━━━ Provided records ━━━

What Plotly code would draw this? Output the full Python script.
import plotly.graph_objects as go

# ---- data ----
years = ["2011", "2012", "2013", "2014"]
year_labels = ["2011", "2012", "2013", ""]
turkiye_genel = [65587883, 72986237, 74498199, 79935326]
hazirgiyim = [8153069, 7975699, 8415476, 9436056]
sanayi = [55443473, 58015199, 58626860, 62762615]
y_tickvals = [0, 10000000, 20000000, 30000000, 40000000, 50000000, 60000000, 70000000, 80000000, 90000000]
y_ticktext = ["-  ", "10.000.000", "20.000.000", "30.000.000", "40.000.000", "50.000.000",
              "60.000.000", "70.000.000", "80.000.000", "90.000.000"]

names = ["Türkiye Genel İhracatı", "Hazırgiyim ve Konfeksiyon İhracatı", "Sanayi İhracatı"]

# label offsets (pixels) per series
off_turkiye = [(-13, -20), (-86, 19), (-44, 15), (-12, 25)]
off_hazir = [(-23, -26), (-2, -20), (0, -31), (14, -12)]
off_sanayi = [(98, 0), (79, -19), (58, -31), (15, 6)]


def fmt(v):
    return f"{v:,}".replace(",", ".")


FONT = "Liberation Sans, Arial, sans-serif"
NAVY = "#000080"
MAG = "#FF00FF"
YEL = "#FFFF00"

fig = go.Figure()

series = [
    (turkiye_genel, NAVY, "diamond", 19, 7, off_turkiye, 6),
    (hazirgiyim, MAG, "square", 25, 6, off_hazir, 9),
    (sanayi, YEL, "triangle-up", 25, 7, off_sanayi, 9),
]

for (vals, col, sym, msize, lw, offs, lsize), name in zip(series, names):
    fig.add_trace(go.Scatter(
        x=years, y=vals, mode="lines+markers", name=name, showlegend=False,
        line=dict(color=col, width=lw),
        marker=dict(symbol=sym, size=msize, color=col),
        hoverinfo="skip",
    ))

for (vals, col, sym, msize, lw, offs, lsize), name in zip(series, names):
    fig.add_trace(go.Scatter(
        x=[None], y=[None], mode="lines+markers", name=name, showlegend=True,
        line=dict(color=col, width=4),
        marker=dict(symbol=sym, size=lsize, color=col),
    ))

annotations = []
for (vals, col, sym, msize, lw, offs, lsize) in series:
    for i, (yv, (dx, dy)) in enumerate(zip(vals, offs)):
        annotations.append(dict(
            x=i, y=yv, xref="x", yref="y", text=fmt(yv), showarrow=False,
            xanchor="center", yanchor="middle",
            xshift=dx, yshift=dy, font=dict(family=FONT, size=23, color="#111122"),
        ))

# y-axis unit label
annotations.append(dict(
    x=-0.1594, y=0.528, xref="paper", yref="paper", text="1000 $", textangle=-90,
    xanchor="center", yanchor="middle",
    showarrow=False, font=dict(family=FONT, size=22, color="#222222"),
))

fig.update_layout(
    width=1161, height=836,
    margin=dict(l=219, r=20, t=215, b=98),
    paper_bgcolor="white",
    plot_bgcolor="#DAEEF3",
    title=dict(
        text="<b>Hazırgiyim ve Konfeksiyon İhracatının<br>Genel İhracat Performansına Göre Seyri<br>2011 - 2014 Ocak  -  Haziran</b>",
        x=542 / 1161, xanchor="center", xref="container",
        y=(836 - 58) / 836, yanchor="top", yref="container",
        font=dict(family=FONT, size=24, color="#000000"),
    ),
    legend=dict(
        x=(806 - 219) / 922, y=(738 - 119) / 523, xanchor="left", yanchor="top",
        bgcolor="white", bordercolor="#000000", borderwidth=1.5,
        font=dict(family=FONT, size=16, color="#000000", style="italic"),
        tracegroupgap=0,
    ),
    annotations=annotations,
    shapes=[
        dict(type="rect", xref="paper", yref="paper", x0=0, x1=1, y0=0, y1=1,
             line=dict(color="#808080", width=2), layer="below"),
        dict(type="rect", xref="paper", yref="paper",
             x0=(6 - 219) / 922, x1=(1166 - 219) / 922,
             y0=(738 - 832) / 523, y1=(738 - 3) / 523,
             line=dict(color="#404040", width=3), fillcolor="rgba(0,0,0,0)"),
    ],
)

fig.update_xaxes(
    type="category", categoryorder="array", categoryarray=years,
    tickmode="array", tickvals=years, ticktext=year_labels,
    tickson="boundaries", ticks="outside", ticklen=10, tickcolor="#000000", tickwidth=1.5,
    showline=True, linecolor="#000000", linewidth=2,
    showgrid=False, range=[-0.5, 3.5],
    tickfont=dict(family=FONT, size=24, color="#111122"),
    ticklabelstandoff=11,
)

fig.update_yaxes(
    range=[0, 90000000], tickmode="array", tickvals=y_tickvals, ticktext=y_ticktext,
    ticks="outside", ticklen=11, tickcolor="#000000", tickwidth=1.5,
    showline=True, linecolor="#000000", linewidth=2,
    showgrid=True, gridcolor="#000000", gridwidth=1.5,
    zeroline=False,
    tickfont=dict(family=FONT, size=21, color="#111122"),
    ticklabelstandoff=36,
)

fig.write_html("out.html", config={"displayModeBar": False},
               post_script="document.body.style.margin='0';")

━━━
━━━ Provided records ━━━

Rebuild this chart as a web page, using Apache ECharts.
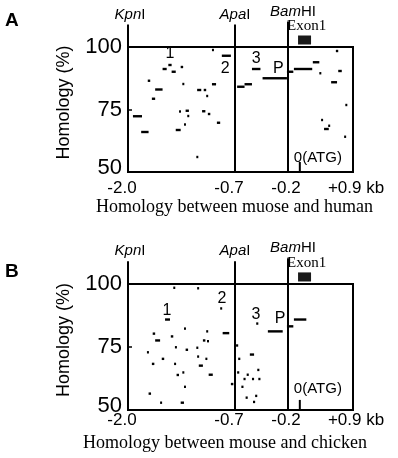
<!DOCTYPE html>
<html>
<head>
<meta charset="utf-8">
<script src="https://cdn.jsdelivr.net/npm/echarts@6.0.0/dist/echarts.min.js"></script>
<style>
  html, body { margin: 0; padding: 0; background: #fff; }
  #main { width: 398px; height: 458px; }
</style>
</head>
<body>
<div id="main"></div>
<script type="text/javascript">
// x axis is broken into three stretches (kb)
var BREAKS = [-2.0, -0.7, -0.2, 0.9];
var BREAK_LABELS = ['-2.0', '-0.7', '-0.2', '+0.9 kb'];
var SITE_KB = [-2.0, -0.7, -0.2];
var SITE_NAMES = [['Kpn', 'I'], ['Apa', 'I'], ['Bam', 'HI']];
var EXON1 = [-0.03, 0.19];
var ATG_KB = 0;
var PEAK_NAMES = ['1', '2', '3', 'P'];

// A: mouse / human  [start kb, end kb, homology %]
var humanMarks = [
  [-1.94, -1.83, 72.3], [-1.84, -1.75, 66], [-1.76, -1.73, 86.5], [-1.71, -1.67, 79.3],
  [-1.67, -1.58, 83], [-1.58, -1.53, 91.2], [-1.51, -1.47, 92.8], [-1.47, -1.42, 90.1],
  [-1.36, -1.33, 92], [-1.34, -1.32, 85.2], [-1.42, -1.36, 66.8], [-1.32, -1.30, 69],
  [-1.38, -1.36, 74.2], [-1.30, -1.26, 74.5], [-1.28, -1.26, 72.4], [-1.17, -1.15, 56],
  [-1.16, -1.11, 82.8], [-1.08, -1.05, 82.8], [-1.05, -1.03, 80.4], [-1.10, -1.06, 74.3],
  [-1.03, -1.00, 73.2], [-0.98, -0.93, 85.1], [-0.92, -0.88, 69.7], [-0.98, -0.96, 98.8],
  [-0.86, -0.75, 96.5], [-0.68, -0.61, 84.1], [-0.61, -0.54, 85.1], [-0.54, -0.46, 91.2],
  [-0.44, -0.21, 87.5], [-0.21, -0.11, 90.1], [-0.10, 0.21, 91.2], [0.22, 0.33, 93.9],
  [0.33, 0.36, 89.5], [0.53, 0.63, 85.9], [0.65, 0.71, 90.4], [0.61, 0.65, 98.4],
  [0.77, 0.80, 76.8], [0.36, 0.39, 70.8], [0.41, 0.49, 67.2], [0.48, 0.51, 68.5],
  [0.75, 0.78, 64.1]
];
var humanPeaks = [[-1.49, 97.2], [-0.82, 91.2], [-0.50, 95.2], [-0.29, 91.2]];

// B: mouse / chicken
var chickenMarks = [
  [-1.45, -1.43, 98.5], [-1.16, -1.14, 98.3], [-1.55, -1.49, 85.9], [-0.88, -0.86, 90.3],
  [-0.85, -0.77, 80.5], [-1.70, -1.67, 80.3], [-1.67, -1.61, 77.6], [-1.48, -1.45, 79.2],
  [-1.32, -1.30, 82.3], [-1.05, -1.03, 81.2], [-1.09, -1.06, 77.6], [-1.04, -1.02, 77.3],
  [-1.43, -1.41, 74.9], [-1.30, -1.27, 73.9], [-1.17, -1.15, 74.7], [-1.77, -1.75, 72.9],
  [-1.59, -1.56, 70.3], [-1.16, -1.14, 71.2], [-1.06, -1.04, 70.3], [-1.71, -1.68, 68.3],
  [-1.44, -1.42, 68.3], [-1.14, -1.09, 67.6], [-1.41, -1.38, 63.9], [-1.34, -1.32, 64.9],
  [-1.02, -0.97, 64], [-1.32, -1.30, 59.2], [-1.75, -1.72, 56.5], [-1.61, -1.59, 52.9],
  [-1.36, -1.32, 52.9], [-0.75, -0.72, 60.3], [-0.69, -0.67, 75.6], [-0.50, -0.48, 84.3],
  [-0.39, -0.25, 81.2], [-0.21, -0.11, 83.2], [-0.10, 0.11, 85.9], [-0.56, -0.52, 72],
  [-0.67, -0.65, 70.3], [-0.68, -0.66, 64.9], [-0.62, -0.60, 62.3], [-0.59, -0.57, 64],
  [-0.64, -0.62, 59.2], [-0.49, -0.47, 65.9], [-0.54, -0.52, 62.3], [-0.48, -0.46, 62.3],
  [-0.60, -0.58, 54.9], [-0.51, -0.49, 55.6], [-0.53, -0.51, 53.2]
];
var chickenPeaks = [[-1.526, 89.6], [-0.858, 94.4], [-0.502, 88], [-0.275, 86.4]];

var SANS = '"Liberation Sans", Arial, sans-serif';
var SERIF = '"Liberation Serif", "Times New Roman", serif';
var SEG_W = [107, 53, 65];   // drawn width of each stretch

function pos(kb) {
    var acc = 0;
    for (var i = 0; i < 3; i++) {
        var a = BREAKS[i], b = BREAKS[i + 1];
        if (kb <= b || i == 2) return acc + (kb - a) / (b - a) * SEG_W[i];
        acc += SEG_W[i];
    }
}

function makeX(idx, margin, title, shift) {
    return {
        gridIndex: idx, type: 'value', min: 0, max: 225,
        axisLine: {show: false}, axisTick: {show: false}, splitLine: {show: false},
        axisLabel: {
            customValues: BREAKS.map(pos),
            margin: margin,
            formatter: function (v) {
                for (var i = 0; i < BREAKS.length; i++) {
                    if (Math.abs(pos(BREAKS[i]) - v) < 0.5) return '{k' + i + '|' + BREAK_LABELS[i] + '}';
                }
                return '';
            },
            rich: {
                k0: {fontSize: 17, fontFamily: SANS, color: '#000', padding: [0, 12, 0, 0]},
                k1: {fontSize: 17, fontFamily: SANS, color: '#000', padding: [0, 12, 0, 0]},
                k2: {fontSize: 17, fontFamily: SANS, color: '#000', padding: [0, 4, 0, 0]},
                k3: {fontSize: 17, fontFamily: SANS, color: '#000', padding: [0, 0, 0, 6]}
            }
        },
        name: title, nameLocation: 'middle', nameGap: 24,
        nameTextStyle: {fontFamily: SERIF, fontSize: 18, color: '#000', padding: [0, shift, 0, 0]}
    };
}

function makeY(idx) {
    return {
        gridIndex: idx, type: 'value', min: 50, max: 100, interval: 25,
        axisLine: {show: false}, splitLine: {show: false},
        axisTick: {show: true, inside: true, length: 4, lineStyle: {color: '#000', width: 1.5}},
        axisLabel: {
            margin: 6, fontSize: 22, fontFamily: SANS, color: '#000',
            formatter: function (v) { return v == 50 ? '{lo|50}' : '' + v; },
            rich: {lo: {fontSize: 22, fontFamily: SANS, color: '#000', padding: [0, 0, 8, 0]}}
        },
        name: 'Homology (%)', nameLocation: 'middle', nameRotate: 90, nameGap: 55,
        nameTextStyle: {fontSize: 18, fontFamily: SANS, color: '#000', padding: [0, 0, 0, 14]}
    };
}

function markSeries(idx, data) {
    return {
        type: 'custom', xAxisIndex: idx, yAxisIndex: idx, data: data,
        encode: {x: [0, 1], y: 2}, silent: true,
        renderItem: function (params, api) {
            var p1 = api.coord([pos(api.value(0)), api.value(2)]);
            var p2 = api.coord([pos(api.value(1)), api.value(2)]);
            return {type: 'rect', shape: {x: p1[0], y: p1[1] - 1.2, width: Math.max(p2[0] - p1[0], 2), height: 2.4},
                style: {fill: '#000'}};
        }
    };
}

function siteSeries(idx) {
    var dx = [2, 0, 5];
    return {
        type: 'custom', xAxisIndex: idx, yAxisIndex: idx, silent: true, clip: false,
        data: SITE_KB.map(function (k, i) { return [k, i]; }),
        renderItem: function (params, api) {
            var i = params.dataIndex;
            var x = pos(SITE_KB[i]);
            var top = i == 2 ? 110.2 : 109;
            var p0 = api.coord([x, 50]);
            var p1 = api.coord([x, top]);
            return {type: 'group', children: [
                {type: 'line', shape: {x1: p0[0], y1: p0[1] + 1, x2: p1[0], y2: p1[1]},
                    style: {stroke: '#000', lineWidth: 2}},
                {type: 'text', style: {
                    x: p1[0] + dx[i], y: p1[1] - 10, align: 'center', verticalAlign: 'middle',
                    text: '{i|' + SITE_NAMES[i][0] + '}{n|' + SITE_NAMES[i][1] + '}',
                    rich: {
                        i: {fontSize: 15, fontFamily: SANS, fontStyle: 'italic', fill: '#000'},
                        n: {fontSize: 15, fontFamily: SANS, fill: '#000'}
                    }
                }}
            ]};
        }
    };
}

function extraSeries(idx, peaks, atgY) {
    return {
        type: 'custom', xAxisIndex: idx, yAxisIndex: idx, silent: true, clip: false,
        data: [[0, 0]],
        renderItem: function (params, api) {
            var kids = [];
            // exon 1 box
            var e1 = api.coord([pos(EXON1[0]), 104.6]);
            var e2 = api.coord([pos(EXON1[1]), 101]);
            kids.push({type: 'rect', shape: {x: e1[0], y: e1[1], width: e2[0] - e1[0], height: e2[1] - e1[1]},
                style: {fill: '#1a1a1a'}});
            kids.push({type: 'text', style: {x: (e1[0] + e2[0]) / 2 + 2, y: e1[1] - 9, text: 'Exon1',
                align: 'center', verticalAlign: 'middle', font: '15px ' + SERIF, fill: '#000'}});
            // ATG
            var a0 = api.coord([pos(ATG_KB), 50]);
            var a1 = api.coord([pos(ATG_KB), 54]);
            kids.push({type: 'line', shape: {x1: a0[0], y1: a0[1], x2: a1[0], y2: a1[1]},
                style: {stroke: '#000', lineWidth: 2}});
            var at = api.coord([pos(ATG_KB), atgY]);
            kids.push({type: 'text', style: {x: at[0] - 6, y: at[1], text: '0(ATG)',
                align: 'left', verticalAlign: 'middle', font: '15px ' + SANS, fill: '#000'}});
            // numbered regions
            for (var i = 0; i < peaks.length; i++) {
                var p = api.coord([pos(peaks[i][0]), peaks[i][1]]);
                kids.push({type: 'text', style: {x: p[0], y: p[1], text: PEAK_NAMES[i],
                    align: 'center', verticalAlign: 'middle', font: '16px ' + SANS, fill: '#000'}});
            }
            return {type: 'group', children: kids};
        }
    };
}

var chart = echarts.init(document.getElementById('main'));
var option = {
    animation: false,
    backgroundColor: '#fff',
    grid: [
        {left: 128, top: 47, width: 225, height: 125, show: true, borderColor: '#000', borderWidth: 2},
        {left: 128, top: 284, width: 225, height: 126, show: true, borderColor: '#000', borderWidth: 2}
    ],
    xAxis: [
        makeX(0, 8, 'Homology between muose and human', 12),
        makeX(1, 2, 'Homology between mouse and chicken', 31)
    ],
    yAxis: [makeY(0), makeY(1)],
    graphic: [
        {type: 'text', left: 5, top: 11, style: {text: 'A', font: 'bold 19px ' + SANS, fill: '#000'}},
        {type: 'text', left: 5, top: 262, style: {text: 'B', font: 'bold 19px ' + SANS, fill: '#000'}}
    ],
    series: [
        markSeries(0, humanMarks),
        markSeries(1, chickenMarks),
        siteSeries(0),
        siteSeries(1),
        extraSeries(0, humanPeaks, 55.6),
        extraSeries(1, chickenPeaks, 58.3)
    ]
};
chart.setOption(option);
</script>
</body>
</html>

━━━

# [Stated problem]
Repeat word for word the lines from the line containing "What Plotly code" to the line containing "fig = go.Figure()", both lines included; nothing else should appear.

# [Answer]
What Plotly code would draw this? Output the full Python script.
import plotly.graph_objects as go

# ---- data ----
years = ["2011", "2012", "2013", "2014"]
year_labels = ["2011", "2012", "2013", ""]
turkiye_genel = [65587883, 72986237, 74498199, 79935326]
hazirgiyim = [8153069, 7975699, 8415476, 9436056]
sanayi = [55443473, 58015199, 58626860, 62762615]
y_tickvals = [0, 10000000, 20000000, 30000000, 40000000, 50000000, 60000000, 70000000, 80000000, 90000000]
y_ticktext = ["-  ", "10.000.000", "20.000.000", "30.000.000", "40.000.000", "50.000.000",
              "60.000.000", "70.000.000", "80.000.000", "90.000.000"]

names = ["Türkiye Genel İhracatı", "Hazırgiyim ve Konfeksiyon İhracatı", "Sanayi İhracatı"]

# label offsets (pixels) per series
off_turkiye = [(-13, -20), (-86, 19), (-44, 15), (-12, 25)]
off_hazir = [(-23, -26), (-2, -20), (0, -31), (14, -12)]
off_sanayi = [(98, 0), (79, -19), (58, -31), (15, 6)]


def fmt(v):
    return f"{v:,}".replace(",", ".")


FONT = "Liberation Sans, Arial, sans-serif"
NAVY = "#000080"
MAG = "#FF00FF"
YEL = "#FFFF00"

fig = go.Figure()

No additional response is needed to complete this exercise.